American bass guitarist

Tom Barney is an American bass guitarist and session/touring musician. Active since the late 1970s, he has recorded with Miles Davis and worked extensively with Steely Dan on the live album Alive in America (1995) and the concert video Two Against Nature: Plush TV Jazz-Rock Party in Hi-Fi Stereo (2000). He is also a long-time member of the orchestra for the Broadway production of The Lion King in New York.
== Career ==
=== Session and touring work ===
Barney began appearing on jazz and pop recordings in the late 1970s and early 1980s and has since amassed extensive sideman credits across genres. In 1983 he recorded with Miles Davis during a period documented by the trumpeter’s official site. He worked extensively with saxophonist David Sanborn during the 1980s and 1990s, including an appearance with guitarist Hiram Bullock and Sanborn at Live Under the Sky 90 in Japan, was in the house band for the Sanborn-hosted NBC music variety show Night Music. A contemporary Los Angeles Times review of a 1989 David Sanborn concert singled out the band led by bassist Tom Barney.

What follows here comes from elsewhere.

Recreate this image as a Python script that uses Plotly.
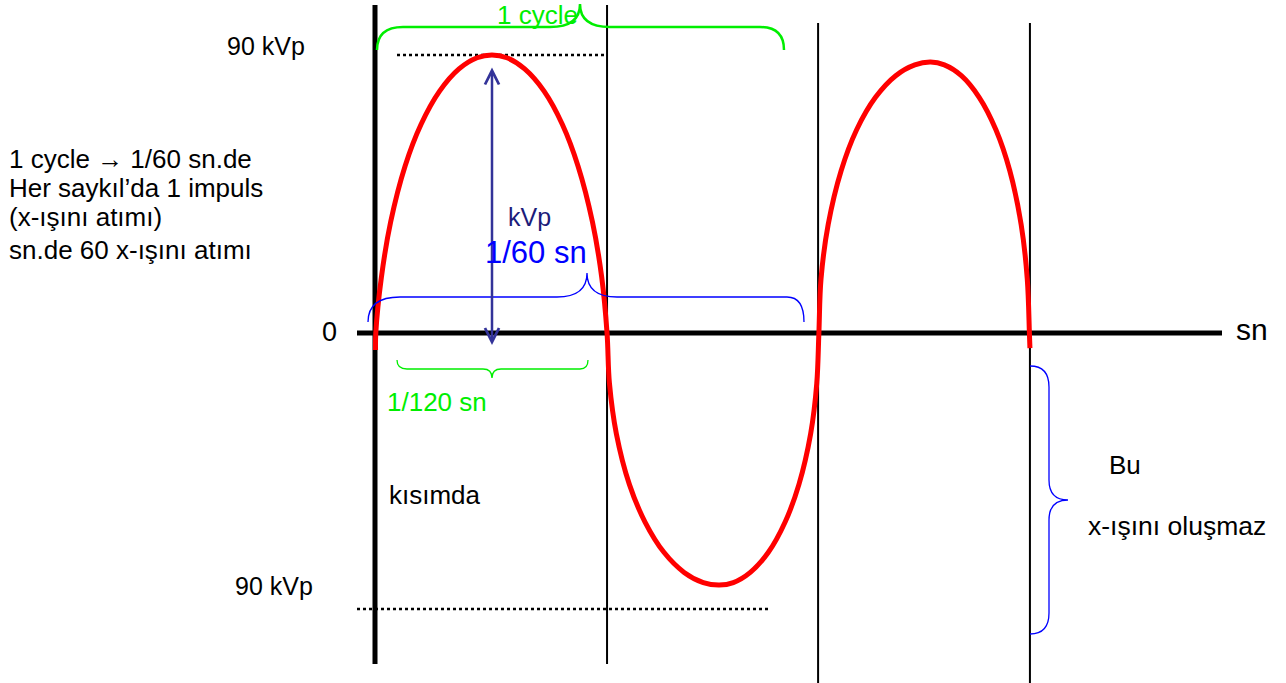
import plotly.graph_objects as go

# wave: time in ms (0 = first crossing), voltage in kVp
T_MS = [0.02, 0.03, 0.24, 0.59, 1.13, 1.73, 2.43, 3.16, 3.84, 4.40, 4.96, 5.63, 6.36,
        7.05, 7.64, 8.18, 8.53, 8.73,
        8.82, 9.08, 9.57, 10.16, 10.87, 11.63, 12.35, 12.95, 13.48, 14.12, 14.80,
        15.43, 15.95, 16.39, 16.62, 16.70,
        16.78, 17.05, 17.54, 18.12, 18.83, 19.59, 20.31, 20.90, 21.42, 22.06, 22.73,
        23.36, 23.88, 24.31, 24.54, 24.62, 24.64]
KVP = [-5.5, 0, 18, 36, 54, 67.5, 78.3, 85.5, 89.1, 90, 89.1, 85.5, 78.3,
       67.5, 54, 36, 18, 0,
       -16.3, -32.6, -49.0, -61.2, -71.0, -77.5, -80.8, -81.6, -80.8, -77.5, -71.0,
       -61.2, -49.0, -32.6, -16.3, 0,
       17.5, 35.1, 52.6, 65.8, 76.3, 83.3, 86.8, 87.7, 86.8, 83.3, 76.3,
       65.8, 52.6, 35.1, 17.5, 0, -4.9]

# half-cycle boundaries (ms) and peak level
CROSSINGS = [0, 8.73, 16.67, 24.64]
PEAK_KVP = 90

LEFT_NOTES = ["1 cycle \u2192 1/60 sn.de", "Her sayk\u0131l\u2019da 1 impuls",
              "(x-\u0131\u015f\u0131n\u0131 at\u0131m\u0131)", "sn.de 60 x-\u0131\u015f\u0131n\u0131 at\u0131m\u0131"]

RED = '#FF0000'
GREEN = '#00EE00'
BLUE = '#0000FF'
NAVY = '#333399'
BLACK = '#000000'
FONT = 'Liberation Sans, Arial, sans-serif'

W, H = 1286, 683
T0_PX = 375          # pixel of t = 0
PX_PER_MS = 26.58
Z_PX = 333           # pixel of 0 kVp
PX_PER_KV = 3.0889


def X(px):
    return (px - T0_PX) / PX_PER_MS


def Y(py):
    return (Z_PX - py) / PX_PER_KV


def P(px, py):
    return f'{X(px):.4f},{Y(py):.4f}'


def hbrace(x0, x1, xt, ye, yf, yt, r0, r1, rt):
    return (f'M {P(x0, ye)} Q {P(x0, yf)} {P(x0 + r0, yf)} L {P(xt - rt, yf)} '
            f'Q {P(xt, yf)} {P(xt, yt)} Q {P(xt, yf)} {P(xt + rt, yf)} '
            f'L {P(x1 - r1, yf)} Q {P(x1, yf)} {P(x1, ye)}')


def vbrace(y0, y1, yt, xe, xf, xt, r0, r1, rt):
    return (f'M {P(xe, y0)} Q {P(xf, y0)} {P(xf, y0 + r0)} L {P(xf, yt - rt)} '
            f'Q {P(xf, yt)} {P(xt, yt)} Q {P(xf, yt)} {P(xf, yt + rt)} '
            f'L {P(xf, y1 - r1)} Q {P(xf, y1)} {P(xe, y1)}')


fig = go.Figure()

fig.add_trace(go.Scatter(
    x=T_MS, y=KVP, mode='lines',
    line=dict(color=RED, width=5, shape='spline', smoothing=1.0),
    hoverinfo='skip', showlegend=False,
))

shapes = []
# time axis
shapes.append(dict(type='line', x0=X(357), x1=X(1222), y0=0, y1=0,
                   line=dict(color=BLACK, width=5), layer='below'))
# vertical markers at the crossings
v_tops = [5, 5, 23, 23]
v_bots = [664, 664, 683, 683]
v_w = [5, 2, 2, 2]
for t, top, bot, w in zip(CROSSINGS, v_tops, v_bots, v_w):
    shapes.append(dict(type='line', x0=t, x1=t, y0=Y(bot), y1=Y(top),
                       line=dict(color=BLACK, width=w), layer='below'))
# peak levels
shapes.append(dict(type='line', x0=X(397), x1=CROSSINGS[1], y0=PEAK_KVP, y1=PEAK_KVP,
                   line=dict(color=BLACK, width=2.5, dash='dot'), layer='below'))
shapes.append(dict(type='line', x0=X(357), x1=X(770), y0=Y(609), y1=Y(609),
                   line=dict(color=BLACK, width=2.5, dash='dot'), layer='below'))
# braces
shapes.append(dict(type='path', path=hbrace(377, 784, 580, 50, 27, 4, 26, 24, 30),
                   line=dict(color=GREEN, width=2.5)))
shapes.append(dict(type='path', path=hbrace(368, 804, 587, 322, 297, 273, 32, 17, 30),
                   line=dict(color=BLUE, width=1.3)))
shapes.append(dict(type='path', path=hbrace(397, 588, 492, 360, 369, 378, 10, 8, 9),
                   line=dict(color=GREEN, width=1.3)))
shapes.append(dict(type='path', path=vbrace(366, 634, 500, 1030, 1049, 1068, 21, 21, 20),
                   line=dict(color=BLUE, width=1.3)))

annotations = []


def txt(text, px, py, color=BLACK, size=26, xanchor='center'):
    annotations.append(dict(text=text, x=X(px), y=Y(py), xref='x', yref='y',
                            showarrow=False, xanchor=xanchor, yanchor='middle',
                            font=dict(family=FONT, size=size, color=color)))


# double arrow for kVp
annotations.append(dict(x=X(492), y=Y(345), ax=X(492), ay=Y(66), xref='x', yref='y',
                        axref='x', ayref='y', text='', showarrow=True,
                        arrowhead=5, startarrowhead=5, arrowside='end+start',
                        arrowsize=1.1, arrowwidth=2.5, arrowcolor=NAVY))

txt(f'{PEAK_KVP} kVp', 266, 46, size=25)
txt(f'{PEAK_KVP} kVp', 274, 586, size=25)
txt('0', 329, 332, size=27)
txt('sn', 1252, 329, size=30)
txt('1 cycle', 537, 15, color=GREEN)
txt('kVp', 529, 217, color='#1C1C7A', size=25)
txt('1/60 sn', 536, 252, color=BLUE, size=31)
txt('1/120 sn', 437, 402, color=GREEN)
txt('k\u0131s\u0131mda', 387, 495, xanchor='left')
txt('Bu', 1125, 465)
txt('x-\u0131\u015f\u0131n\u0131 olu\u015fmaz', 1177, 526, size=26.5)
for line, py in zip(LEFT_NOTES, [159, 188, 217, 250]):
    txt(line, 7, py, xanchor='left')

fig.update_layout(
    width=W, height=H,
    margin=dict(l=0, r=0, t=0, b=0),
    paper_bgcolor='white', plot_bgcolor='white',
    xaxis=dict(range=[X(0), X(W)], visible=False, fixedrange=True),
    yaxis=dict(range=[Y(H), Y(0)], visible=False, fixedrange=True),
    shapes=shapes, annotations=annotations,
    showlegend=False,
)

fig.write_html('out.html', config={'displayModeBar': False},
               post_script="document.body.style.margin='0';")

=== Work with Steely Dan ===
Barney was part of Steely Dan’s touring and recording lineup in the 1990s. He is credited on the group’s first live album, Alive in America (1995), recorded on the 1993–1994 tours and appears on the 2000 concert video Two Against Nature: Plush TV Jazz-Rock Party in Hi-Fi Stereo.

=== Broadway and theatre ===
Barney has held the bass chair for the Broadway production of The Lion King; the Internet Broadway Database lists him among the show’s musicians. Reporting from the orchestra pit in 2025 also refers to “bassist Thom (Tom) Barney,” reflecting his long association with the production.

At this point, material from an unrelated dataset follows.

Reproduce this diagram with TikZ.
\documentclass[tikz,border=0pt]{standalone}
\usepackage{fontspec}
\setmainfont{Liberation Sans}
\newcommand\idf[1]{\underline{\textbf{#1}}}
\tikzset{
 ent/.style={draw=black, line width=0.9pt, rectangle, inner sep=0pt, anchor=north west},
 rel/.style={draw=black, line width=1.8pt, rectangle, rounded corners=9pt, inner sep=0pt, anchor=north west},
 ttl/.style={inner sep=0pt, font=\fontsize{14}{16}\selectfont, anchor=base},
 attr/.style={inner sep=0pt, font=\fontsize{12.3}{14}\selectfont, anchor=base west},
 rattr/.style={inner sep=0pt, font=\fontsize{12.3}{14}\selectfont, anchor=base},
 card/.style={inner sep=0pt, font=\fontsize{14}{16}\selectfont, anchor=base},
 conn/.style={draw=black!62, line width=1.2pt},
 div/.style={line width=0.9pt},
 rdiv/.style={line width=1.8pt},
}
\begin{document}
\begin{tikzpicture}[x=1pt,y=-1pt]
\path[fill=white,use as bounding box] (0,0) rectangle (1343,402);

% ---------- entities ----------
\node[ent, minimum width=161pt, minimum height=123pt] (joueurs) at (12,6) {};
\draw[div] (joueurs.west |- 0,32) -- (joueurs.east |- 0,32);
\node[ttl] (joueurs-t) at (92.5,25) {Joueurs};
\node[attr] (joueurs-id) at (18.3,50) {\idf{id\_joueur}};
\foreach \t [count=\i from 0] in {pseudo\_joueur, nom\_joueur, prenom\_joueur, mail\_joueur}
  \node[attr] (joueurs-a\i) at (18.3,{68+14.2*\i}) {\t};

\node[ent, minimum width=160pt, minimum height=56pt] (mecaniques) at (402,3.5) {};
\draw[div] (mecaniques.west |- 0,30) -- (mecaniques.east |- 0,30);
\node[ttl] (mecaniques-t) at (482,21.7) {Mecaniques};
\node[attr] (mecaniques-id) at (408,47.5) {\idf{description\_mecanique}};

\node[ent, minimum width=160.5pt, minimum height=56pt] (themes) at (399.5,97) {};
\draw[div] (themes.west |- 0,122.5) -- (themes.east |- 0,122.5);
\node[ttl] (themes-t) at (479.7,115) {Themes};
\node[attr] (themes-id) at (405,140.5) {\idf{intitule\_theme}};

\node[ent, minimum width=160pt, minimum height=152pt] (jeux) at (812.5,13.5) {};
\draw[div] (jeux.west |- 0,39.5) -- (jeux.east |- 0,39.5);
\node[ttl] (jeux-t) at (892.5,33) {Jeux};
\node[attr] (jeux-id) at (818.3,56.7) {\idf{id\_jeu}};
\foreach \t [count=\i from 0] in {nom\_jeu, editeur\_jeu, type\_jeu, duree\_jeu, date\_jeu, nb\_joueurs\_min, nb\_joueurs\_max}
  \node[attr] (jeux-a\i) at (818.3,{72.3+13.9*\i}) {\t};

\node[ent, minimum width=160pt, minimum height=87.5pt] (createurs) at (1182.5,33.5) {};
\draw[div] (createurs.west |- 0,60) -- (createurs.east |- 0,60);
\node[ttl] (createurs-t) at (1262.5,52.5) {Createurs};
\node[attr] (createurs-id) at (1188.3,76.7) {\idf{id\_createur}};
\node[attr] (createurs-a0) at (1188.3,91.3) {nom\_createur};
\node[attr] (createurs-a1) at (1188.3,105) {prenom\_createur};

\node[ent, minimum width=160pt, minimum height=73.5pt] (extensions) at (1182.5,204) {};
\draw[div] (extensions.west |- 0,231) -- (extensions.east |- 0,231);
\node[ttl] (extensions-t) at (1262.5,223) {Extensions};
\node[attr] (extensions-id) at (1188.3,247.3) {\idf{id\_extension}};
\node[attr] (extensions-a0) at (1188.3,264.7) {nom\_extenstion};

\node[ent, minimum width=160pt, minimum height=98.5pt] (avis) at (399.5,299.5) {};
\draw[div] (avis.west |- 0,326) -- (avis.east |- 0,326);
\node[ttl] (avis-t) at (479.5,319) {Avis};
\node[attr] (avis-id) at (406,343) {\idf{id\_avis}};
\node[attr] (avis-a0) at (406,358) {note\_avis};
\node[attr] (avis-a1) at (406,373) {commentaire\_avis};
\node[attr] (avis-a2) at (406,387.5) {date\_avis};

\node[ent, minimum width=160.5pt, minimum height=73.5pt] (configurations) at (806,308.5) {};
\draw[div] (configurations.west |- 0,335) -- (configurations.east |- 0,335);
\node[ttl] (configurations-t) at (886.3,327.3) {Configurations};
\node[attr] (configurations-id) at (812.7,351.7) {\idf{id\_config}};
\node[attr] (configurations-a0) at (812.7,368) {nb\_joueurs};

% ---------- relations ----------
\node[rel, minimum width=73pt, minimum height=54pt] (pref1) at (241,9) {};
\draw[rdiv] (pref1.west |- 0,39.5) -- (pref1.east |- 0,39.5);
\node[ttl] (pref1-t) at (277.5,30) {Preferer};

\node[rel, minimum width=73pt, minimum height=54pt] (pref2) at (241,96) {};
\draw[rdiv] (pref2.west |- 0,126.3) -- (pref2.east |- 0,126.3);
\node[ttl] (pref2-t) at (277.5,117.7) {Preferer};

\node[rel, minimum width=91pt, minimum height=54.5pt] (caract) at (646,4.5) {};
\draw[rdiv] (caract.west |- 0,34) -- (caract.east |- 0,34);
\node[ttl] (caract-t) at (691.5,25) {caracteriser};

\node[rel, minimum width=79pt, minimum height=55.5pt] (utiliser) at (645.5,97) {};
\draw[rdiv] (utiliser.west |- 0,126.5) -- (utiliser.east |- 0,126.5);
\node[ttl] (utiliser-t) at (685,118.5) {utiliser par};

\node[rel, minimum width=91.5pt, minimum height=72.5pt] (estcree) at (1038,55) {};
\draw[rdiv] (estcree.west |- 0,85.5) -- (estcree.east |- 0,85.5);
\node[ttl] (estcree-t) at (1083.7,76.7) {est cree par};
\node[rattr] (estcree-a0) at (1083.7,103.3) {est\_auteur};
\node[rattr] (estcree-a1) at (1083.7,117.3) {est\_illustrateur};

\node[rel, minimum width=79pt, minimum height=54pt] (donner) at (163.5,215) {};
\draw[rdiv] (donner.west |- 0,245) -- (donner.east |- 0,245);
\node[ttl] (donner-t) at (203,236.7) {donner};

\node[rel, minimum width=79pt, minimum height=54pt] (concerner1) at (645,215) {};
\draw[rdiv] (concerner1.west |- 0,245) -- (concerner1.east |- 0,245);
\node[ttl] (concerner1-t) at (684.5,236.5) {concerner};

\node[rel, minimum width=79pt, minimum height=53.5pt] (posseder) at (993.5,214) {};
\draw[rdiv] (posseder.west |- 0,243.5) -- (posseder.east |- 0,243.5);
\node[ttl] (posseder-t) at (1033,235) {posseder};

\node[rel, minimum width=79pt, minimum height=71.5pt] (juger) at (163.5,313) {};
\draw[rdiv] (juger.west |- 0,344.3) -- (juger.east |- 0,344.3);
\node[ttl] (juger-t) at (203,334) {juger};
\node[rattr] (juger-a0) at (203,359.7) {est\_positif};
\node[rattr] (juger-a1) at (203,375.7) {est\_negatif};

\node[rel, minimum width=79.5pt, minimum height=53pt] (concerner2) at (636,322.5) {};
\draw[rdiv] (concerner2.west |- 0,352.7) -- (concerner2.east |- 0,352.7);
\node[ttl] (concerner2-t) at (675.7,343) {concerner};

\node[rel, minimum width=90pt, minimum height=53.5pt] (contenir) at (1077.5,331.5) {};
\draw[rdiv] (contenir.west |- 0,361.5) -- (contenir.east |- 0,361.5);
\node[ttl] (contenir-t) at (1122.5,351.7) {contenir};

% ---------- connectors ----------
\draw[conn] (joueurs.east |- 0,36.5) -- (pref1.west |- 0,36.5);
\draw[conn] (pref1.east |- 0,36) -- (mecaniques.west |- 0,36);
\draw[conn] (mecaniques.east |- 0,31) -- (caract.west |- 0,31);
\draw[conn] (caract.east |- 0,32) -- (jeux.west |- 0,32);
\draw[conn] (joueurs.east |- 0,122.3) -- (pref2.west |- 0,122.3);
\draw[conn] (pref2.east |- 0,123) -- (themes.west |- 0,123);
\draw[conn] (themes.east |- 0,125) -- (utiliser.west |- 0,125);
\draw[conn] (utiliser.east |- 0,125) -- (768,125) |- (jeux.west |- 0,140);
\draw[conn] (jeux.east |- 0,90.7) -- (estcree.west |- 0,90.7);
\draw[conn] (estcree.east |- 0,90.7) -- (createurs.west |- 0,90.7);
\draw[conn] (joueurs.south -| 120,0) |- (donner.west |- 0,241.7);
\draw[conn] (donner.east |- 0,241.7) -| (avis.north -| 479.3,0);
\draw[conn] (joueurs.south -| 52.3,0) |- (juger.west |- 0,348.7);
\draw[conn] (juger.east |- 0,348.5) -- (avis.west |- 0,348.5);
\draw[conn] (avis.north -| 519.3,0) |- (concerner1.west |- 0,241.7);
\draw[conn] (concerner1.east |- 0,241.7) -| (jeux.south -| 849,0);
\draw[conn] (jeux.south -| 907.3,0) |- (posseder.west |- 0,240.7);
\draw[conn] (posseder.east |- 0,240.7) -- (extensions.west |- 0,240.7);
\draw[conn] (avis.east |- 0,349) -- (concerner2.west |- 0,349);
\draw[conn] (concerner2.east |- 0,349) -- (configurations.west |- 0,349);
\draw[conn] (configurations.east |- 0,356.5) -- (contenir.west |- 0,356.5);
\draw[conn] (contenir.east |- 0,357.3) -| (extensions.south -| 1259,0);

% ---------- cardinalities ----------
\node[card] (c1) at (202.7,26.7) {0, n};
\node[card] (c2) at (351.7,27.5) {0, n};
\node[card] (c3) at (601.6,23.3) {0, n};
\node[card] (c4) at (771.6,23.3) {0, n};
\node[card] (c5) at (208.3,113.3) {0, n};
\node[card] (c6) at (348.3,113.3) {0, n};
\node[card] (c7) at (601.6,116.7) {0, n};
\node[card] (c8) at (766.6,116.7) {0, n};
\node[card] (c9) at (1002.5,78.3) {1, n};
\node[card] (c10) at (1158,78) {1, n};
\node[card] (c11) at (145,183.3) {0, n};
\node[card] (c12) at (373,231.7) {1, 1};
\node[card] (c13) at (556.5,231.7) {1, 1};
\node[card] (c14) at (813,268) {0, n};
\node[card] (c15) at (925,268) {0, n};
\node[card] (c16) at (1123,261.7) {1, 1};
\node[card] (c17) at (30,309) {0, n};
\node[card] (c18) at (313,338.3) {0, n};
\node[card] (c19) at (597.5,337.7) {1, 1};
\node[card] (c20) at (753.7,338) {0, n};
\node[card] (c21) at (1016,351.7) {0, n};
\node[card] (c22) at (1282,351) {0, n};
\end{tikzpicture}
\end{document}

== Selected discography ==

- Steely Dan – Alive in America (Giant, 1995) – bass.
- Steely Dan – Two Against Nature: Plush TV Jazz-Rock Party in Hi-Fi Stereo (Image Entertainment, 2000, DVD/video) – bass.
- Regina Belle – Stay with Me (Columbia, 1989) – bass (select tracks).
- Carnegie Hall Salutes the Jazz Masters: Verve 50th Anniversary (live, 1994; various artists) – house band/ensemble including Tom Barney (bass).